Dans le monde du « sauve qui peut », j’ai choisi celui du « qui peut, sauve » 

18 mars 2020

  • Bonjour Leila, comment allez-vous ?
  • Je vais bien. Je suis chez moi.
  • Je vous appelle car les derniers vols de rapatriement sont organisés. Il faut prendre une décision.
  • Je reste. Je ne veux pas prendre le risque d’être contaminée durant le trajet. Je me confine au maximum. Je pense que c’est la meilleure solution.
  • Il faut que vous ayez conscience que les frontières seront bloquées durant quelques semaines au moins.
  • (Je respire bien fort). Je sais. Ma grande peur est de tomber malade loin de ma famille.
  • Je comprends mais sachez qu’il est possible d’être bien soigné à Rabat. Ne vous inquiétez pas.

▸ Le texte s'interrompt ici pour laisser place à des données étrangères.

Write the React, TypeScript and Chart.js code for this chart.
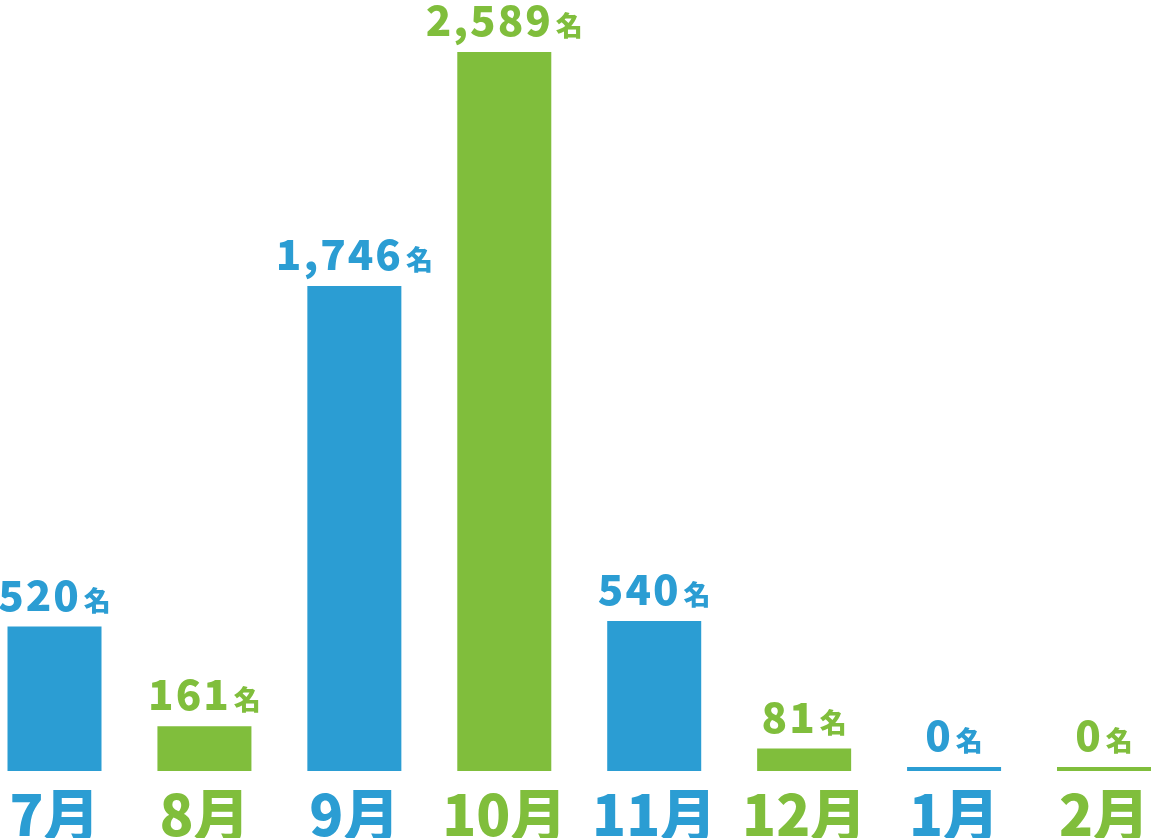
import React, { useEffect, useRef } from "react";
import { Chart, registerables } from "chart.js";

Chart.register(...registerables);

const months = ["7月", "8月", "9月", "10月", "11月", "12月", "1月", "2月"];
const counts = [520, 161, 1746, 2589, 540, 81, 0, 0];
const unit = "名";
const BLUE = "#2b9dd3";
const GREEN = "#80be3c";
const barColors = [BLUE, GREEN, BLUE, GREEN, BLUE, GREEN, BLUE, GREEN];

const FONT = '"Noto Sans CJK JP", "Noto Sans", sans-serif';

const valueLabels = {
  id: "valueLabels",
  afterDatasetsDraw(chart: any) {
    const ctx = chart.ctx;
    const meta = chart.getDatasetMeta(0);
    ctx.save();
    ctx.textBaseline = "alphabetic";
    ctx.textAlign = "left";
    meta.data.forEach((bar: any, i: number) => {
      const num = counts[i].toLocaleString("en-US");
      (ctx as any).letterSpacing = "2px";
      ctx.font = `900 42px ${FONT}`;
      const wNum = ctx.measureText(num).width;
      (ctx as any).letterSpacing = "0px";
      ctx.font = `900 27px ${FONT}`;
      const wUnit = ctx.measureText(unit).width;
      const gap = 3;
      const total = wNum + gap + wUnit;
      const x0 = bar.x - total / 2;
      const y = bar.y - 16;
      ctx.fillStyle = barColors[i];
      (ctx as any).letterSpacing = "2px";
      ctx.font = `900 42px ${FONT}`;
      ctx.fillText(num, x0, y);
      (ctx as any).letterSpacing = "0px";
      ctx.font = `900 27px ${FONT}`;
      ctx.fillText(unit, x0 + wNum + gap, y);
    });
    ctx.restore();
  },
};

export default function App() {
  const ref = useRef<HTMLCanvasElement | null>(null);
  useEffect(() => {
    if (!ref.current) return;
    const chart = new Chart(ref.current, {
      type: "bar",
      data: {
        labels: months,
        datasets: [
          {
            data: counts,
            backgroundColor: barColors,
            borderWidth: 0,
            minBarLength: 4,
            barPercentage: 1,
            categoryPercentage: 0.627,
            clip: false as any,
          },
        ],
      },
      options: {
        animation: false,
        responsive: true,
        maintainAspectRatio: false,
        layout: { padding: { left: 54.5, right: 48, top: 0, bottom: 0 } },
        plugins: { legend: { display: false }, tooltip: { enabled: false } },
        scales: {
          x: {
            offset: false,
            grid: { display: false, drawTicks: false },
            border: { display: false },
            ticks: {
              padding: 10,
              maxRotation: 0,
              autoSkip: false,
              color: (c: any) => barColors[c.index],
              font: { family: FONT, size: 56, weight: "900" as any },
            },
            afterFit: (s: any) => {
              s.height = 67;
              s.paddingLeft = 0;
              s.paddingRight = 0;
            },
          },
          y: { display: false, min: 0, max: 2776 },
        },
      },
      plugins: [valueLabels],
    });
    return () => chart.destroy();
  }, []);
  return (
    <div style={{ position: "absolute", left: 0, top: 0, width: 1152, height: 838, background: "#fff" }}>
      <canvas ref={ref} />
    </div>
  );
}
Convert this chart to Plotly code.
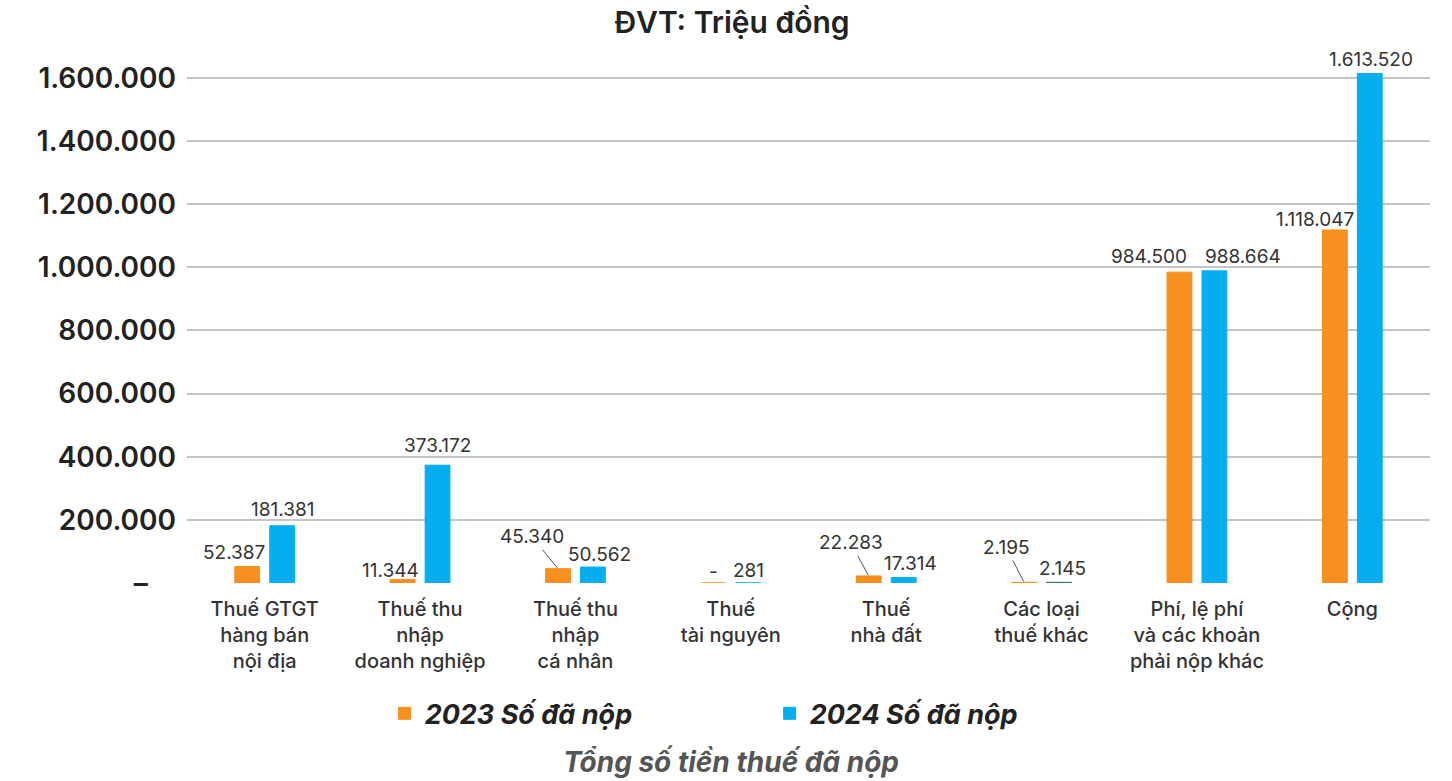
import plotly.graph_objects as go

categories = [
    "Thuế GTGT<br>hàng bán<br>nội địa",
    "Thuế thu<br>nhập<br>doanh nghiệp",
    "Thuế thu<br>nhập<br>cá nhân",
    "Thuế<br>tài nguyên",
    "Thuế<br>nhà đất",
    "Các loại<br>thuế khác",
    "Phí, lệ phí<br>và các khoản<br>phải nộp khác",
    "Cộng",
]
values_2023 = [52387, 11344, 45340, 0, 22283, 2195, 984500, 1118047]
values_2024 = [181381, 373172, 50562, 281, 17314, 2145, 988664, 1613520]
series_names = ["2023 Số đã nộp", "2024 Số đã nộp"]
y_tickvals = [0, 200000, 400000, 600000, 800000, 1000000, 1200000, 1400000, 1600000]
y_ticktext = ["–\u00a0\u00a0\u00a0\u00a0", "200.000", "400.000", "600.000", "800.000",
              "1.000.000", "1.200.000", "1.400.000", "1.600.000"]
title_text = "ĐVT: Triệu đồng"
caption_text = "Tổng số tiền thuế đã nộp"

# styles
ORANGE = "#F7901E"
BLUE = "#06AEEF"
GREEN = "#2E7D5B"
colors_2024 = [BLUE, BLUE, BLUE, BLUE, BLUE, GREEN, BLUE, BLUE]
FONT = "Inter"
BARGAP = 0.55
# label offsets in px relative to bar top centre: (dx, dy up), and leader-line flag
off_2023 = [(-13, 14, False), (-12, 9, False), (-26, 32, True), (0, 12, False),
            (-18, 33, True), (-18, 35, True), (-30, 16, False), (-20, 10, False)]
off_2024 = [(0, 16, False), (0, 20, False), (7, 13, False), (0, 12, False),
            (7, 14, False), (3, 14, False), (29, 14, False), (1, 14, False)]


def fmt(v):
    return "-" if v == 0 else f"{v:,}".replace(",", ".")


idx = list(range(len(categories)))
fig = go.Figure()
fig.add_trace(go.Bar(x=idx, y=values_2023, name=series_names[0],
                     marker=dict(color=ORANGE, line=dict(color=ORANGE, width=1))))
fig.add_trace(go.Bar(x=idx, y=values_2024, name=series_names[1],
                     marker=dict(color=colors_2024, line=dict(color=colors_2024, width=1))))

slot = (1 - BARGAP) / 2
annotations = []
for vals, offs, sign in ((values_2023, off_2023, -1), (values_2024, off_2024, 1)):
    for i, (v, (dx, dy, leader)) in enumerate(zip(vals, offs)):
        xpos = i + sign * slot / 2
        if leader:
            annotations.append(dict(x=xpos, y=v, xref="x", yref="y", text=fmt(v),
                                    showarrow=True, arrowhead=0, arrowwidth=1,
                                    arrowcolor="#555", ax=dx, ay=-dy, standoff=1,
                                    font=dict(family=FONT, size=19, color="#333")))
        else:
            annotations.append(dict(x=xpos, y=v, xref="x", yref="y", text=fmt(v),
                                    showarrow=False, xshift=dx, yshift=dy,
                                    xanchor="center", yanchor="middle",
                                    font=dict(family=FONT, size=19, color="#333")))

annotations.append(dict(x=0.4377, y=-0.343, xref="paper", yref="paper", text=caption_text,
                        showarrow=False, xanchor="center", yanchor="middle",
                        font=dict(family=FONT, size=28, color="#555", weight="bold",
                                  style="italic")))

fig.update_layout(
    width=1452, height=781,
    margin=dict(l=187, r=22, t=62, b=198),
    paper_bgcolor="white", plot_bgcolor="white",
    barmode="group", bargap=BARGAP, bargroupgap=0.29,
    title=dict(text=title_text, x=732 / 1452, xanchor="center", y=1 - 22 / 781,
               yanchor="middle",
               font=dict(family=FONT, size=30, color="#222", weight=600)),
    xaxis=dict(tickmode="array", tickvals=idx, ticktext=categories,
               range=[-0.5, len(categories) - 0.5], showgrid=False, zeroline=False,
               showline=False, ticks="", ticklabelstandoff=12,
               tickfont=dict(family=FONT, size=20, color="#333", weight=500)),
    yaxis=dict(tickmode="array", tickvals=y_tickvals, ticktext=y_ticktext,
               range=[0, 1650000], showgrid=True, gridcolor="#c4c4c4", gridwidth=1.5,
               zeroline=False, showline=False, ticks="", ticklabelstandoff=10,
               tickfont=dict(family=FONT, size=28, color="#222", weight=600)),
    legend=dict(orientation="h", x=0.159, xanchor="left", y=-0.251, yanchor="middle",
                entrywidth=340, entrywidthmode="pixels",
                font=dict(family=FONT, size=27, color="#222", weight="bold",
                          style="italic")),
    annotations=annotations,
)

fig.write_html("out.html", config={"displayModeBar": False},
               post_script="document.body.style.margin='0';document.body.style.overflow='hidden';")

Je ne veux pas quitter le navire. Je reste car c’est ma manière de me protéger, de ne pas me faire contaminer et de potentiellement contaminer d’autres personnes. Rester chez vous qu’ils ont dit, alors pourquoi partir ? Pourquoi ne pas respecter les consignes de sécurité ?

Je ne suis pas tout à fait une touriste, je suis Belge et aussi Marocaine, un peu quand même.. Je suis ici pour trois mois. Normalement. Je vis au jour le jour en pleine consciente de chaque geste, de chaque pas, de chaque souffle. Je ne veux pas tomber dans la psychose mais mes mains brûlées par le savon disent le contraire. Rentrer n’est pas une option. Je le vois comme un échec. Mes tripes me disent de rester.  Rester, c’est rester cohérente quand d’autres pensent que c’est de la folie. Rester, c’est respecter mon engagement envers moi-même avant tout. Rester, c’est respecter mon besoin de recul, de dépaysement, mon intuition. C’est ici que je dois être. Les places de rapatriement sont très chères et je ne suis clairement pas de ceux qui sentent l’urgence de rentrer chez moi. Allez-y, je vous rejoins dans quelques semaines, quelques mois peut-être. A tous ceux qui m’aiment et qui s’inquiètent, je suis au bout du fil, devant l’écran, je suis saine et sauve. Dans le monde du « sauve qui peut », j’ai choisi celui du « qui peut, sauve ». J’ai très peur mais encore plus de rentrer. J’ai peur de contaminer, j’ai peur de déprimer,  j’ai surtout peur de ne rien faire. Je veux travailler, découvrir Rabat, j’y crois encore un peu, je ne sais pas vraiment pourquoi. Puisse mon innocence, prise peut-être pour de l’inconscience, soulager, faire sourire et voyager ceux qui n’ont pas le choix de rester ou de partir.